§ Problem: Restate the full listing word for word and leave the pictures out.
□ □ □ □ □
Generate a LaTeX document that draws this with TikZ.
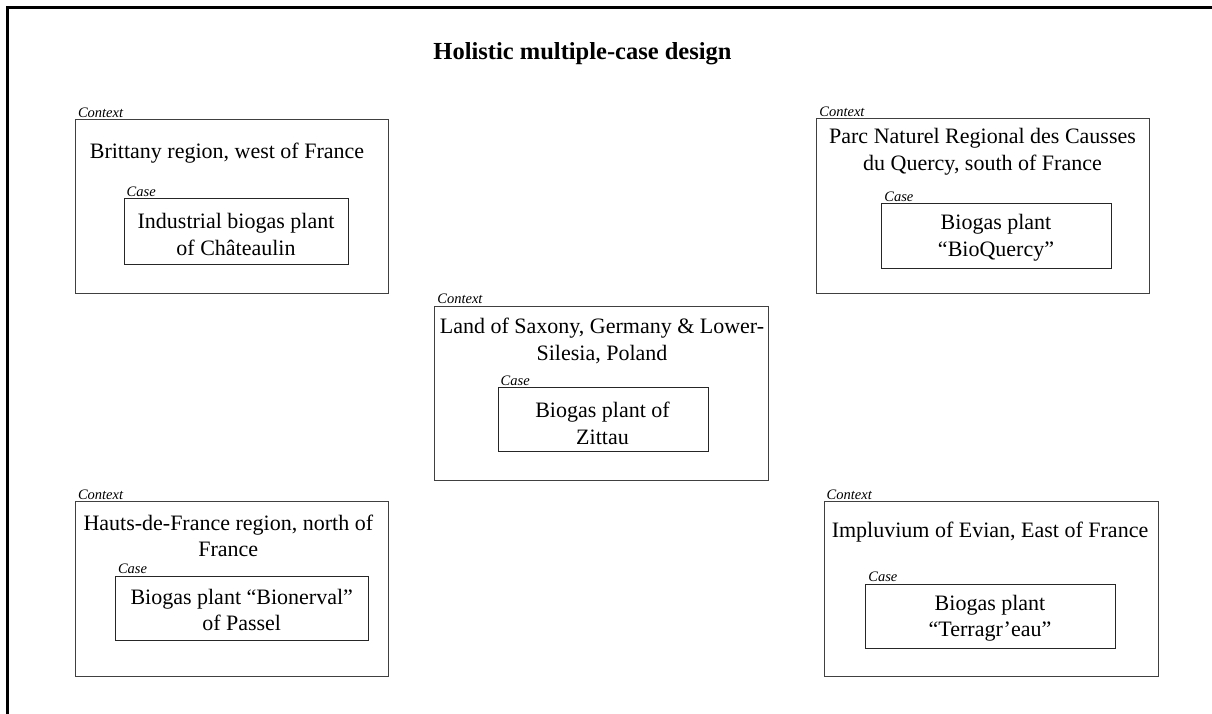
\documentclass[tikz,border=0pt]{standalone}
\usepackage{fontspec}
\setmainfont{Liberation Serif}
\begin{document}
\begin{tikzpicture}[x=1pt,y=-1pt,
  ctxbox/.style={draw=black!75,line width=1pt,rectangle,anchor=north west,inner sep=0pt,outer sep=0pt},
  casebox/.style={draw=black!85,line width=1pt,rectangle,anchor=north west,inner sep=0pt,outer sep=0pt},
  maintext/.style={align=center,inner sep=0pt,font=\fontsize{22}{26.3}\selectfont},
  smalllabel/.style={anchor=base west,inner sep=0pt,font=\fontsize{14.5}{16}\selectfont\itshape},
  titletext/.style={anchor=base,inner sep=0pt,font=\fontsize{24.5}{28}\selectfont\bfseries},
  frameline/.style={line width=2.5pt,black}]
\useasboundingbox (0,0) rectangle (1212,714);
% outer frame (top and left edges)
\coordinate (fTL) at (7.5,7.5);
\coordinate (fTR) at (1214,7.5);
\coordinate (fBL) at (7.5,716);
\draw[frameline] (fTR) -- (fTL) -- (fBL);
% title
\node[titletext] (title) at (582.5,60) {Holistic multiple-case design};
% box 1
\node[ctxbox,minimum width=312.7pt,minimum height=173pt] (ctx1) at (75.3,120) {};
\node[casebox,minimum width=224pt,minimum height=65pt] (case1) at (124,199) {};
\node[smalllabel] (ctxl1) at ([xshift=2.5pt,yshift=2.7pt]ctx1.north west) {Context};
\node[smalllabel] (casel1) at ([xshift=2.5pt,yshift=2.7pt]case1.north west) {Case};
\node[maintext] (t1) at (227,153) {Brittany region, west of France};
\node[maintext] (ct1) at (236,234.5) {Industrial biogas plant\\of Châteaulin};
% box 2
\node[ctxbox,minimum width=332.6pt,minimum height=174pt] (ctx2) at (816.7,119) {};
\node[casebox,minimum width=230pt,minimum height=64.6pt] (case2) at (881.7,203.7) {};
\node[smalllabel] (ctxl2) at ([xshift=2.5pt,yshift=2.7pt]ctx2.north west) {Context};
\node[smalllabel] (casel2) at ([xshift=2.5pt,yshift=2.7pt]case2.north west) {Case};
\node[maintext] (t2) at (982.5,151.8) {Parc Naturel Regional des Causses\\du Quercy, south of France};
\node[maintext] (ct2) at (996,237.7) {Biogas plant\\“BioQuercy”};
% box 3
\node[ctxbox,minimum width=334pt,minimum height=174pt] (ctx3) at (434.7,306) {};
\node[casebox,minimum width=210.7pt,minimum height=64pt] (case3) at (498,387.7) {};
\node[smalllabel] (ctxl3) at ([xshift=2.5pt,yshift=2.7pt]ctx3.north west) {Context};
\node[smalllabel] (casel3) at ([xshift=2.5pt,yshift=2.7pt]case3.north west) {Case};
\node[maintext] (t3) at (602,340.9) {Land of Saxony, Germany \& Lower-\\Silesia, Poland};
\node[maintext] (ct3) at (602.5,423.3) {Biogas plant of\\Zittau};
% box 4
\node[ctxbox,minimum width=313pt,minimum height=175pt] (ctx4) at (75.3,501.7) {};
\node[casebox,minimum width=253pt,minimum height=64.7pt] (case4) at (115.3,576) {};
\node[smalllabel] (ctxl4) at ([xshift=2.5pt,yshift=2.7pt]ctx4.north west) {Context};
\node[smalllabel] (casel4) at ([xshift=2.5pt,yshift=2.7pt]case4.north west) {Case};
\node[maintext] (t4) at (228.3,535.7) {Hauts-de-France region, north of\\France};
\node[maintext] (ct4) at (241.7,610.2) {Biogas plant “Bionerval”\\of Passel};
% box 5
\node[ctxbox,minimum width=334.3pt,minimum height=175pt] (ctx5) at (824,501.7) {};
\node[casebox,minimum width=250pt,minimum height=64pt] (case5) at (865.7,584.3) {};
\node[smalllabel] (ctxl5) at ([xshift=2.5pt,yshift=2.7pt]ctx5.north west) {Context};
\node[smalllabel] (casel5) at ([xshift=2.5pt,yshift=2.7pt]case5.north west) {Case};
\node[maintext] (t5) at (990,532) {Impluvium of Evian, East of France};
\node[maintext] (ct5) at (990,618.5) {Biogas plant\\“Terragr’eau”};
\end{tikzpicture}
\end{document}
□ □ □ □ □
§ Result below:
Generate a LaTeX document that draws this with TikZ.
\documentclass[tikz,border=0pt]{standalone}
\usepackage{fontspec}
\setmainfont{Liberation Serif}
\begin{document}
\begin{tikzpicture}[x=1pt,y=-1pt,
  ctxbox/.style={draw=black!75,line width=1pt,rectangle,anchor=north west,inner sep=0pt,outer sep=0pt},
  casebox/.style={draw=black!85,line width=1pt,rectangle,anchor=north west,inner sep=0pt,outer sep=0pt},
  maintext/.style={align=center,inner sep=0pt,font=\fontsize{22}{26.3}\selectfont},
  smalllabel/.style={anchor=base west,inner sep=0pt,font=\fontsize{14.5}{16}\selectfont\itshape},
  titletext/.style={anchor=base,inner sep=0pt,font=\fontsize{24.5}{28}\selectfont\bfseries},
  frameline/.style={line width=2.5pt,black}]
\useasboundingbox (0,0) rectangle (1212,714);
% outer frame (top and left edges)
\coordinate (fTL) at (7.5,7.5);
\coordinate (fTR) at (1214,7.5);
\coordinate (fBL) at (7.5,716);
\draw[frameline] (fTR) -- (fTL) -- (fBL);
% title
\node[titletext] (title) at (582.5,60) {Holistic multiple-case design};
% box 1
\node[ctxbox,minimum width=312.7pt,minimum height=173pt] (ctx1) at (75.3,120) {};
\node[casebox,minimum width=224pt,minimum height=65pt] (case1) at (124,199) {};
\node[smalllabel] (ctxl1) at ([xshift=2.5pt,yshift=2.7pt]ctx1.north west) {Context};
\node[smalllabel] (casel1) at ([xshift=2.5pt,yshift=2.7pt]case1.north west) {Case};
\node[maintext] (t1) at (227,153) {Brittany region, west of France};
\node[maintext] (ct1) at (236,234.5) {Industrial biogas plant\\of Châteaulin};
% box 2
\node[ctxbox,minimum width=332.6pt,minimum height=174pt] (ctx2) at (816.7,119) {};
\node[casebox,minimum width=230pt,minimum height=64.6pt] (case2) at (881.7,203.7) {};
\node[smalllabel] (ctxl2) at ([xshift=2.5pt,yshift=2.7pt]ctx2.north west) {Context};
\node[smalllabel] (casel2) at ([xshift=2.5pt,yshift=2.7pt]case2.north west) {Case};
\node[maintext] (t2) at (982.5,151.8) {Parc Naturel Regional des Causses\\du Quercy, south of France};
\node[maintext] (ct2) at (996,237.7) {Biogas plant\\“BioQuercy”};
% box 3
\node[ctxbox,minimum width=334pt,minimum height=174pt] (ctx3) at (434.7,306) {};
\node[casebox,minimum width=210.7pt,minimum height=64pt] (case3) at (498,387.7) {};
\node[smalllabel] (ctxl3) at ([xshift=2.5pt,yshift=2.7pt]ctx3.north west) {Context};
\node[smalllabel] (casel3) at ([xshift=2.5pt,yshift=2.7pt]case3.north west) {Case};
\node[maintext] (t3) at (602,340.9) {Land of Saxony, Germany \& Lower-\\Silesia, Poland};
\node[maintext] (ct3) at (602.5,423.3) {Biogas plant of\\Zittau};
% box 4
\node[ctxbox,minimum width=313pt,minimum height=175pt] (ctx4) at (75.3,501.7) {};
\node[casebox,minimum width=253pt,minimum height=64.7pt] (case4) at (115.3,576) {};
\node[smalllabel] (ctxl4) at ([xshift=2.5pt,yshift=2.7pt]ctx4.north west) {Context};
\node[smalllabel] (casel4) at ([xshift=2.5pt,yshift=2.7pt]case4.north west) {Case};
\node[maintext] (t4) at (228.3,535.7) {Hauts-de-France region, north of\\France};
\node[maintext] (ct4) at (241.7,610.2) {Biogas plant “Bionerval”\\of Passel};
% box 5
\node[ctxbox,minimum width=334.3pt,minimum height=175pt] (ctx5) at (824,501.7) {};
\node[casebox,minimum width=250pt,minimum height=64pt] (case5) at (865.7,584.3) {};
\node[smalllabel] (ctxl5) at ([xshift=2.5pt,yshift=2.7pt]ctx5.north west) {Context};
\node[smalllabel] (casel5) at ([xshift=2.5pt,yshift=2.7pt]case5.north west) {Case};
\node[maintext] (t5) at (990,532) {Impluvium of Evian, East of France};
\node[maintext] (ct5) at (990,618.5) {Biogas plant\\“Terragr’eau”};
\end{tikzpicture}
\end{document}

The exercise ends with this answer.